Мы немного помолчали.
– А твоя мама? – вдруг вспомнила я. – Она жила с вами?..
– Нет, отец избавился от неё сразу после моего рождения. Он всегда так поступает, считая, что женщины умеют только баловать, а присутствие матери рядом не приведёт ни к чему хорошему.
– Он её убил?.. – замявшись, осведомилась я.
– Нет, конечно. Разбрасываться невольниками не принято.
– Значит, продал?
– Да. И уже там, за два года до получения мной свободы, её хозяин, посчитав, что она беременна не от него, забил мою мать до смерти…
Лауль так спокойно это сказал, что я аж отшатнулась.
– Откуда ты в таких подробностях знаешь, что с ней было?!
– Мы с ней очень похожи. Поэтому однажды, встретив её на каком-то приёме, я не смог не признать родственника. Попросил у императора разрешение на знакомство и получил право поговорить…
Взгляд Инквизитора лучше всяких слов объяснял, какой именно была эта беседа, санкционированная его отцом. А я, собственно, уже и не ждала от столь отвратительной планеты ничего хорошего.
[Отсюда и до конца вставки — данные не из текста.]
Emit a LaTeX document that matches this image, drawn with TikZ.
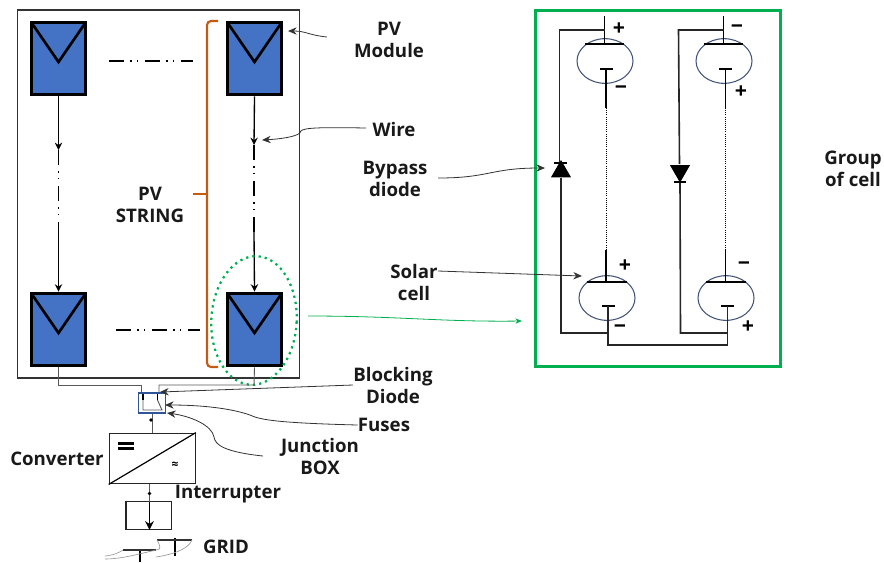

– Это было моим первым заданием на отсечение эмоций и чувств, – с тем же неизменным холодом, за которым на деле пряталась непередаваемая внутренняя боль, сообщил Лауль. – Я справился превосходно, а после всегда использовал отрешение во время работы, оставляя лишь трезвый расчёт и ум. Так что опыт в чём-то был даже полезен.